Emma Matanle, Liberal Democrat candidate for the Hertsmere Parliamentary constituency. Head-and-shoulder portrait against multiple Liberal Democrats placards. She's smiling and wearing a gree velvert jacket and black roll-neck top
Emma Matanle, Liberal Democrat candidate for Hertsmere

Emma Matanle was chosen as candidate for Hertsmere in March of last year. She’s very much a contemporary Liberal politician. Back when the Liberals were the party of free trade, individual liberty and progress, Liberal Parliamentary candidates used to be businessmen or sometimes University lecturers, Methodist firebrands, even the occasional working class radical.
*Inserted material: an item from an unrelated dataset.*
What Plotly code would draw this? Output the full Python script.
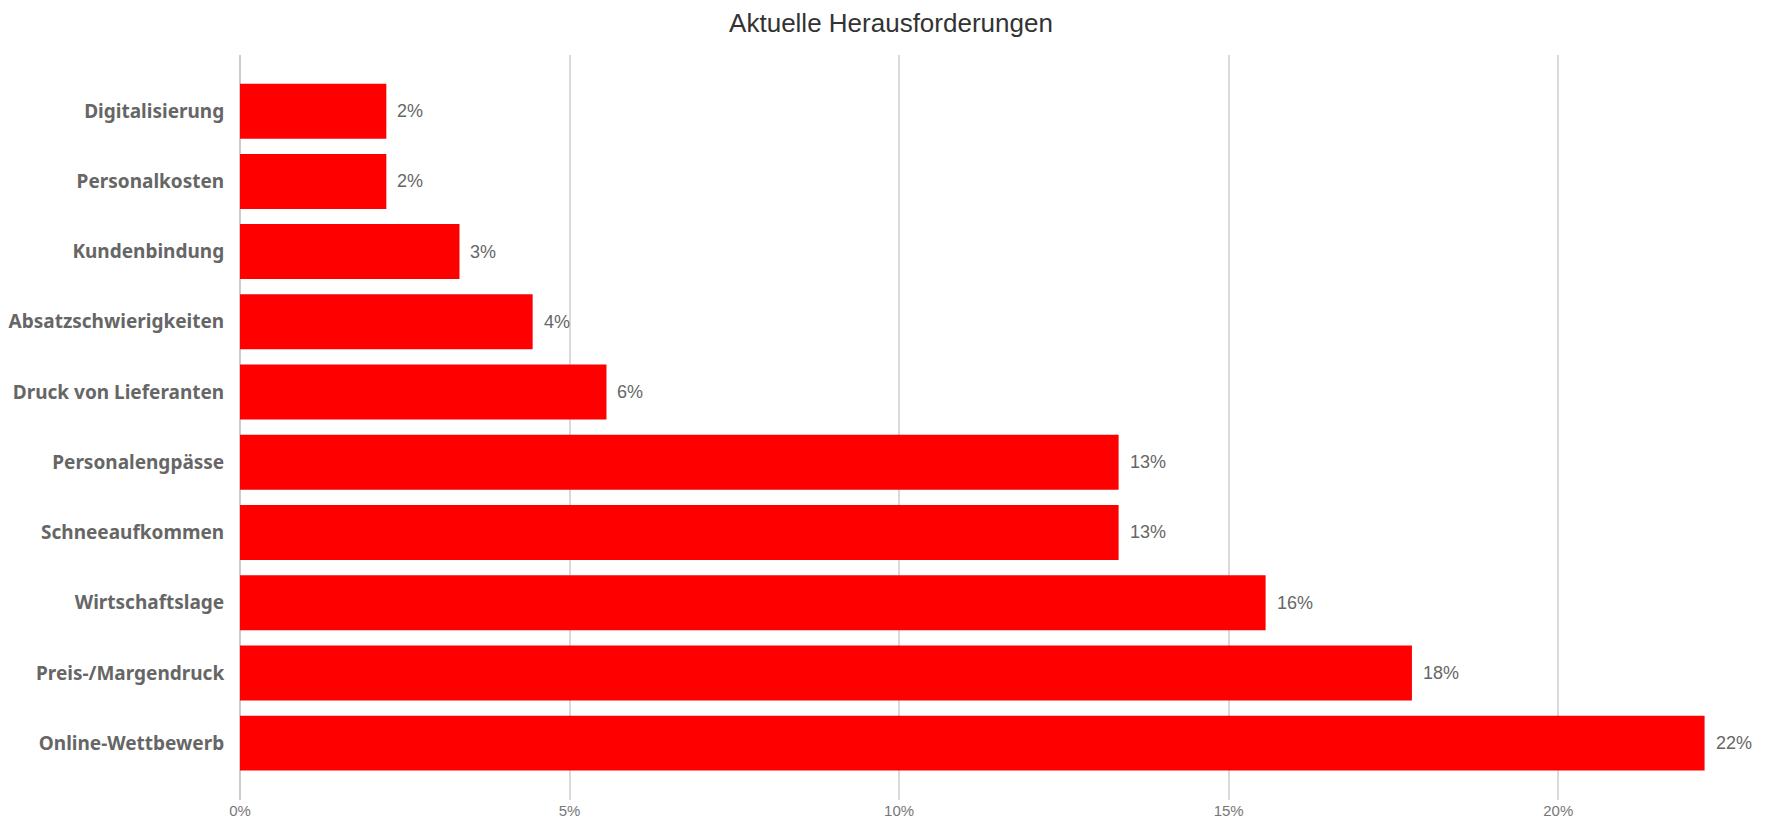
import plotly.graph_objects as go

categories = ["Online-Wettbewerb", "Preis-/Margendruck", "Wirtschaftslage", "Schneeaufkommen",
              "Personalengpässe", "Druck von Lieferanten", "Absatzschwierigkeiten",
              "Kundenbindung", "Personalkosten", "Digitalisierung"]
values = [0.2222, 0.1778, 0.1556, 0.1333, 0.1333, 0.0556, 0.0444, 0.0333, 0.0222, 0.0222]
x_ticks = [0, 0.05, 0.10, 0.15, 0.20]
x_tick_labels = ["0%", "5%", "10%", "15%", "20%"]
title = "Aktuelle Herausforderungen"

# page body has an 8px default margin; figure is sized/offset to compensate
W, H = 1761, 815

fig = go.Figure()
fig.add_trace(go.Bar(
    x=values, y=categories, orientation="h",
    marker=dict(color="#ff0000", line=dict(width=0)),
    width=0.783, hoverinfo="x+y",
))
for c, v in zip(categories, values):
    fig.add_annotation(x=v, y=c, text=f"{round(v*100)}%", showarrow=False,
                       xanchor="left", xshift=9,
                       font=dict(family="Liberation Sans, Arial", size=18, color="#666666"))

fig.update_layout(
    width=W, height=H,
    paper_bgcolor="white", plot_bgcolor="white",
    margin=dict(l=232, r=13, t=47, b=23),
    title=dict(text=title, x=883/W, xref="container", xanchor="center",
               y=1 - 15/H, yref="container", yanchor="middle",
               font=dict(family="Liberation Sans, Arial", size=26, color="#333333")),
    showlegend=False,
    xaxis=dict(range=[0, 0.23], tickvals=x_ticks, ticktext=x_tick_labels, automargin=False,
               showgrid=True, gridcolor="#d9d9d9", gridwidth=1.5,
               zeroline=True, zerolinecolor="#cccccc", zerolinewidth=1.5,
               showline=False, ticks="",
               tickfont=dict(family="Liberation Sans, Arial", size=15, color="#777777")),
    yaxis=dict(categoryorder="array", categoryarray=categories, range=[-0.81, 9.8],
               automargin=False, showgrid=False, zeroline=False, showline=False,
               ticks="outside", ticklen=11, tickcolor="rgba(0,0,0,0)",
               tickfont=dict(family="Noto Sans", size=19, color="#666666", weight="bold")),
)
fig.write_html("out.html")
The party of freethinkers still attracts the odd outsider and eccentric (also the occasional certifiable loon) – and we love them for it – but it’s essentially now a bog-standard, and honestly rather charmless, party of the technocratic political centre, a category that’s been under a lot of pressure thanks to the populist turn worldwide but which survives in Britain thanks, mainly, to first-past-the-post voting.

Matanle’s LinkedIn (it’s a requirement for a contemporary politician to have an up-to-date LinkedIn profile) says that she’s currently writing briefings for the Local Government Information Unit, a membership body that does research for local authorities in the UK and elsewhere. We’re not 100% sure what writing briefings involves but it sounds like excellent preparation for 21st Century politics.

Conservative MPs are still, typically, entrepreneurs, lawyers, stock brokers, bankers and landowners (also hedge fund managers, of course). Further to the left they mostly now come from NGOs, charities, consultancies and think-tanks. In Labour it still occasionally happens that a working-class candidate makes it all the way to the Commons but in the Liberal Democrats this never happens. The party is essentially an entirely middle-class and professional entity.

That’s not to say that they won’t occasionally win in working-class seats – they’ll do so in the South West of England – but the membership is now all middle class and the elected politicians are from what is often now called the Professional Managerial Class – the credentialled elite who basically run all of our institutions. For a mainstream political party this is not necessarily a bad thing. The middle class might be skint but it’s still a large and influential group. A party that only appeals to this group – to the interests of school teachers, middle managers and small business-owners – can and will win elections, especially in the more prosperous South of England, although probably not in Hertsmere.

Our Liberal Parliamentary candidate, Emma Matanle, is from this new heartland. She’s spent time at the UN and at Chatham House (a hawkish international relations think-tank). She’s a qualified lawyer and a councillor in St Albans, volunteers for the Scouts and stood for Parliament once before, in South West Bedfordshire in 2019, polling a very respectable 10.2% of the vote, reflecting the same post-coalition recovery in the Liberal Democrat vote seen nationally in that general election.